Example using a Glue Catalog with Iceberg​
Add permission for Tecton to connect to AWS Glue​
Tecton materialization jobs will need the following permissions to connect to the Glue Catalog:
- Glue Permissions
- glue:GetDatabase
- glue:GetDatabases
- glue:GetTable
- glue:GetTables
- glue:GetPartition
- glue:GetPartitions
- S3 Permissions
- s3:ListBucket
- s3:GetObject
To grant Tecton access to your S3 data source, configure a S3 bucket policy that gives your Tecton Account's AWS role read-only access to the data source, such as the following example.
Contact Tecton Support if you do not know your TECTON_ACCOUNT_ARN
.
{
"Version": "2012-10-17",
"Statement": [
{
"Sid": "TectonS3DataSourceGet",
"Effect": "Allow",
"Principal": {
"AWS": "{TECTON_ACCOUNT_ARN}"
},
"Action": "s3:GetObject",
"Resource": "{YOUR_S3_DATA_SOURCE_ARN}/*"
},
{
"Sid": "TectonS3DataSourceList",
"Effect": "Allow",
"Principal": {
"AWS": "{TECTON_ACCOUNT_ARN}"
},
"Action": "s3:ListObject",
"Resource": "{YOUR_S3_DATA_SOURCE_ARN}"
}
]
}
To grant Tecton access to your Glue catalog, add the following permissions to the AWS instance profile used during Rift materialization jobs. Contact Tection support if your Rift materialization jobs run in Tecton's account and you want to access Glue in your AWS account.
{
"Version": "2012-10-17",
"Statement": [
{
"Sid": "GlueAllowTectonAccess",
"Effect": "Allow",
"Principal": {
"AWS": "arn:aws:iam::<YOUR_ACCOUNT_ID>:instance-profile/tecton-rift-compute"
},
"Action": [
"glue:GetDatabase",
"glue:GetDatabases",
"glue:GetPartition",
"glue:GetPartitions",
"glue:GetTable",
"glue:GetTables"
],
"Resource": "arn:aws:glue:<aws-region-target-glue-catalog>:<aws-account-id-target-glue-catalog>:*"
}
]
}
Declare a Batch Source​
Below is an example on how to configure a Tecton data source to read from an Iceberg table backed by an AWS Glue Catalog.
import tecton
from tecton import pyarrow_batch_config
@pyarrow_batch_config(supports_time_filtering=True)

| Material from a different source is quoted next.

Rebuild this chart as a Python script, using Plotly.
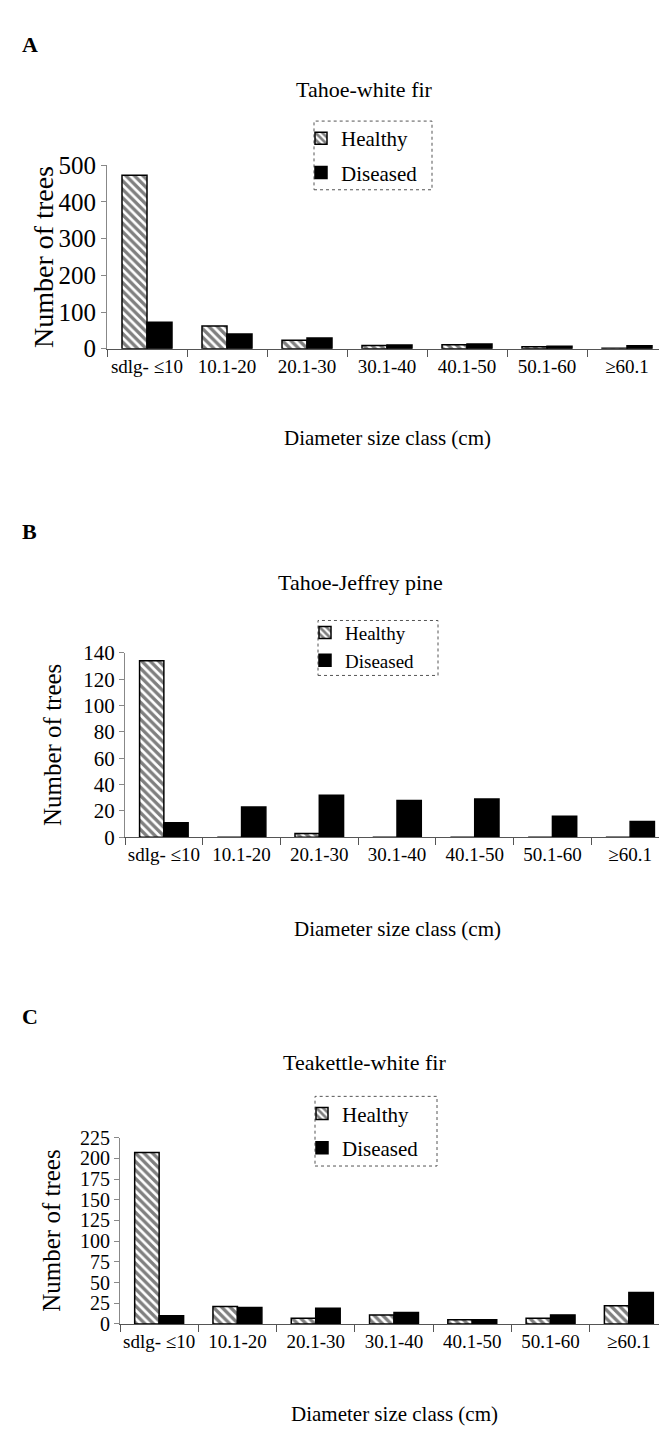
import plotly.graph_objects as go

categories = ["sdlg- ≤10", "10.1-20", "20.1-30", "30.1-40", "40.1-50", "50.1-60", "≥60.1"]

a_healthy = [473, 62, 23, 9, 11, 5, 1]
a_diseased = [72, 40, 29, 10, 13, 7, 8]

b_healthy = [134, 0, 3, 0, 0, 0, 0]
b_diseased = [11, 23, 32, 28, 29, 16, 12]

c_healthy = [207, 21, 7, 11, 5, 7, 22]
c_diseased = [10, 20, 19, 14, 5, 11, 38]

panel_letters = ["A", "B", "C"]
panel_titles = ["Tahoe-white fir", "Tahoe-Jeffrey pine", "Teakettle-white fir"]
y_ticks = [list(range(0, 501, 100)), list(range(0, 141, 20)), list(range(0, 226, 25))]
y_ranges = [[0, 500], [0, 140], [0, 225]]

W, H = 667, 1434
FONT = "Liberation Serif"

# pixel layout of each panel: (x0, x1, ytop, ybottom)
boxes = [(99, 659, 147, 334), (117, 661, 644, 832), (112, 660, 1138, 1328)]
letter_y = [24, 520, 1015]
title_y = [70, 572, 1061]
title_x = [356, 352, 356]
xtitle_y = [425, 925, 1420]
ytitle_x = [36, 44, 44]
ytitle_size = [28, 25, 25]
ytick_size = [25, 21, 20]
legend_box = [(306, 102, 424, 172), (310, 611, 430, 667), (307, 1096, 429, 1167)]
legend_top = [99, 604, 1093]
legend_font = [21, 19, 21]
legend_gap = [4, 0, 4]

fig = go.Figure()
data = [(a_healthy, a_diseased), (b_healthy, b_diseased), (c_healthy, c_diseased)]

for i, (hv, dv) in enumerate(data):
    n = "" if i == 0 else str(i + 1)
    leg = "legend" if i == 0 else "legend" + str(i + 1)
    fig.add_trace(go.Bar(
        x=categories, y=hv, name="Healthy", xaxis="x" + n, yaxis="y" + n, legend=leg,
        legendgroup="h" + n,
        marker=dict(color="white", line=dict(color="black", width=1.5),
                    pattern=dict(shape="\\", fgcolor="black", bgcolor="white", size=6, solidity=0.55)),
    ))
    fig.add_trace(go.Bar(
        x=categories, y=dv, name="Diseased", xaxis="x" + n, yaxis="y" + n, legend=leg,
        legendgroup="d" + n,
        marker=dict(color="black", line=dict(color="black", width=1.5)),
    ))

layout = dict(
    width=W, height=H, margin=dict(l=0, r=0, t=0, b=0),
    paper_bgcolor="white", plot_bgcolor="white",
    barmode="group", bargap=0.375, bargroupgap=0,
    font=dict(family=FONT, color="black", size=18),
    annotations=[], shapes=[],
)

for i in range(3):
    n = "" if i == 0 else str(i + 1)
    x0, x1, yt, yb = boxes[i]
    layout["xaxis" + n] = dict(
        domain=[x0 / W, x1 / W], anchor="y" + n, type="category",
        range=[-0.5, 6.5], showline=True, linecolor="#555", linewidth=1.2,
        ticks="outside", tickson="boundaries", ticklen=7, tickcolor="#555",
        tickangle=0, tickfont=dict(size=19, family=FONT), showgrid=False, fixedrange=True,
    )
    layout["yaxis" + n] = dict(
        domain=[1 - yb / H, 1 - yt / H], anchor="x" + n,
        range=y_ranges[i], tickvals=y_ticks[i], showline=True, linecolor="#888",
        linewidth=1, ticks="outside", ticklen=5, tickcolor="#888",
        tickfont=dict(size=ytick_size[i], family=FONT), showgrid=False, zeroline=False,
        fixedrange=True,
    )
    bx0, by0, bx1, by1 = legend_box[i]
    layout["legend" if i == 0 else "legend" + str(i + 1)] = dict(
        x=(bx0 - 13) / W, y=1 - legend_top[i] / H, xanchor="left", yanchor="top",
        borderwidth=0, bgcolor="rgba(0,0,0,0)", traceorder="grouped",
        font=dict(size=legend_font[i], family=FONT), tracegroupgap=legend_gap[i], itemwidth=30,
    )
    layout["shapes"].append(dict(type="rect", xref="paper", yref="paper",
                                 x0=bx0 / W, x1=bx1 / W, y0=1 - by1 / H, y1=1 - by0 / H,
                                 line=dict(color="#555", width=1, dash="dot"), layer="above"))
    ann = layout["annotations"]
    ann.append(dict(text="<b>" + panel_letters[i] + "</b>", x=12 / W, y=1 - letter_y[i] / H,
                    xref="paper", yref="paper", xanchor="left", yanchor="middle",
                    showarrow=False, font=dict(size=22, family=FONT)))
    ann.append(dict(text=panel_titles[i], x=title_x[i] / W, y=1 - title_y[i] / H,
                    xref="paper", yref="paper", xanchor="center", yanchor="middle",
                    showarrow=False, font=dict(size=22, family=FONT)))
    ann.append(dict(text="Diameter size class (cm)", x=(x0 + x1) / 2 / W, y=1 - xtitle_y[i] / H,
                    xref="paper", yref="paper", xanchor="center", yanchor="middle",
                    showarrow=False, font=dict(size=21, family=FONT)))
    ann.append(dict(text="Number of trees", x=ytitle_x[i] / W, y=1 - ((yt + yb) / 2) / H,
                    xref="paper", yref="paper", xanchor="center", yanchor="middle",
                    textangle=-90, showarrow=False, font=dict(size=ytitle_size[i], family=FONT)))

fig.update_layout(**layout)
fig.write_html("out.html")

def iceberg_config(filter_context):
from pyiceberg.catalog import load_catalog
from pyiceberg.expressions import GreaterThanOrEqual, LessThan, And
catalog_type = "glue"
catalog_configurations = {"type": catalog_type}
table_name = "my_table"
catalog = load_catalog(catalog_type, **catalog_configurations)

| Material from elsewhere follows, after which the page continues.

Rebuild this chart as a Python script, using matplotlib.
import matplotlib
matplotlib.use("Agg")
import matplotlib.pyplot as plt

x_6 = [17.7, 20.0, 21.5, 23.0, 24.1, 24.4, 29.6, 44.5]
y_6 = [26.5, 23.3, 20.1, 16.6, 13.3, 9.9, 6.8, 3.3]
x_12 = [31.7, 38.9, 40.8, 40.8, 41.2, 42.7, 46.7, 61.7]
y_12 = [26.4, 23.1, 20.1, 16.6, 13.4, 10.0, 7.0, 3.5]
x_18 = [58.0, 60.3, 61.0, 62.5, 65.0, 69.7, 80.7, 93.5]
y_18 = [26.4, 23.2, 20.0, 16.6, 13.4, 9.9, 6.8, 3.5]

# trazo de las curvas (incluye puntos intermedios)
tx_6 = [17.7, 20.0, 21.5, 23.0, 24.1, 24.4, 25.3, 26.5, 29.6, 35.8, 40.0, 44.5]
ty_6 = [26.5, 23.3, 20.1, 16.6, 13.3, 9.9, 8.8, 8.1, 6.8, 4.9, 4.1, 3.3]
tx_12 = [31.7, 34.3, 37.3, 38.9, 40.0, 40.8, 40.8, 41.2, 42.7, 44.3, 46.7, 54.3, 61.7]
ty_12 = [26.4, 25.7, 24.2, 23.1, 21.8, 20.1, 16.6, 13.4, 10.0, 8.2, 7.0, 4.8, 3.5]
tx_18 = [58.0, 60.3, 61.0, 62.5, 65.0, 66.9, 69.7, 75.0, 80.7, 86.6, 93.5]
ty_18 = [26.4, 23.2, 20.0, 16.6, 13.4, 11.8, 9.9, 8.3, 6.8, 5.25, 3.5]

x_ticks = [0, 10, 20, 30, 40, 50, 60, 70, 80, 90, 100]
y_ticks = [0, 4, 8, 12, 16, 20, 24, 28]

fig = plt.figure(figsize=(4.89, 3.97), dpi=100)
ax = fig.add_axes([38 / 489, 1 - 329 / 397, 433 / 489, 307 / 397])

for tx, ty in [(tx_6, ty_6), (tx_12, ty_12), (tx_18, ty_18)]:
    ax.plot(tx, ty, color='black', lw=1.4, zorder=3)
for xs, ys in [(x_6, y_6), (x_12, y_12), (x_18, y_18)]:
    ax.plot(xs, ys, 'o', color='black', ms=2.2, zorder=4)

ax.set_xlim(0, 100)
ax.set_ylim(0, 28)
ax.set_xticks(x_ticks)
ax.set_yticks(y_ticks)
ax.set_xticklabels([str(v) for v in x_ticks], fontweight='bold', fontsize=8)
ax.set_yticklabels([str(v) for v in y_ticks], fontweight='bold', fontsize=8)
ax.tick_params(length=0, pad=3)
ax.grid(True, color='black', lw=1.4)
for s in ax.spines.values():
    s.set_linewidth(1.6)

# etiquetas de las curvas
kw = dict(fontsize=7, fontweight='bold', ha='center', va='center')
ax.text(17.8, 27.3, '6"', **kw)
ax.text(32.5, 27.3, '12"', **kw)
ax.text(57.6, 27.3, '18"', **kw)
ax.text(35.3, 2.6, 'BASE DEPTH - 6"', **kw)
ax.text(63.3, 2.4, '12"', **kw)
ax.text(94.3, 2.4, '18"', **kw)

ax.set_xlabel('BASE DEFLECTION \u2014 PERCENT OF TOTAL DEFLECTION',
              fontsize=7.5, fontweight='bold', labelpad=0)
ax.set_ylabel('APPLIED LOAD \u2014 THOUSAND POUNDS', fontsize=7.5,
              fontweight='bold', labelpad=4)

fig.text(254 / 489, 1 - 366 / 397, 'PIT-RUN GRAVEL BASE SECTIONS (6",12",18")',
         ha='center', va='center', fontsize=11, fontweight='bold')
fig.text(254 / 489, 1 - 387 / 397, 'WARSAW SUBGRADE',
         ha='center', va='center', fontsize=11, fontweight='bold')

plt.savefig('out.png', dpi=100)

tbl = catalog.load_table(table_name)
filter_expression = None
if filter_context and (filter_context.start_time or filter_context.end_time):
start_filter = None
end_filter = None
if filter_context.start_time:
start_filter = GreaterThanOrEqual("timestamp_column", filter_context.start_time.replace(tzinfo=None))
if filter_context.end_time:
end_filter = LessThan("timestamp_column", filter_context.end_time.replace(tzinfo=None))
filter_expression = And(start_filter, end_filter) if start_filter and end_filter else start_filter or end_filter
scanned_table = tbl.scan(row_filter=filter_expression) if filter_expression else tbl.scan()
return scanned_table.to_arrow()
# Use in the BatchSource
iceberg_ds = BatchSource(name="iceberg_ds", batch_config=iceberg_config)
# Test data source connection
iceberg_ds.get_dataframe().to_pandas().head(10)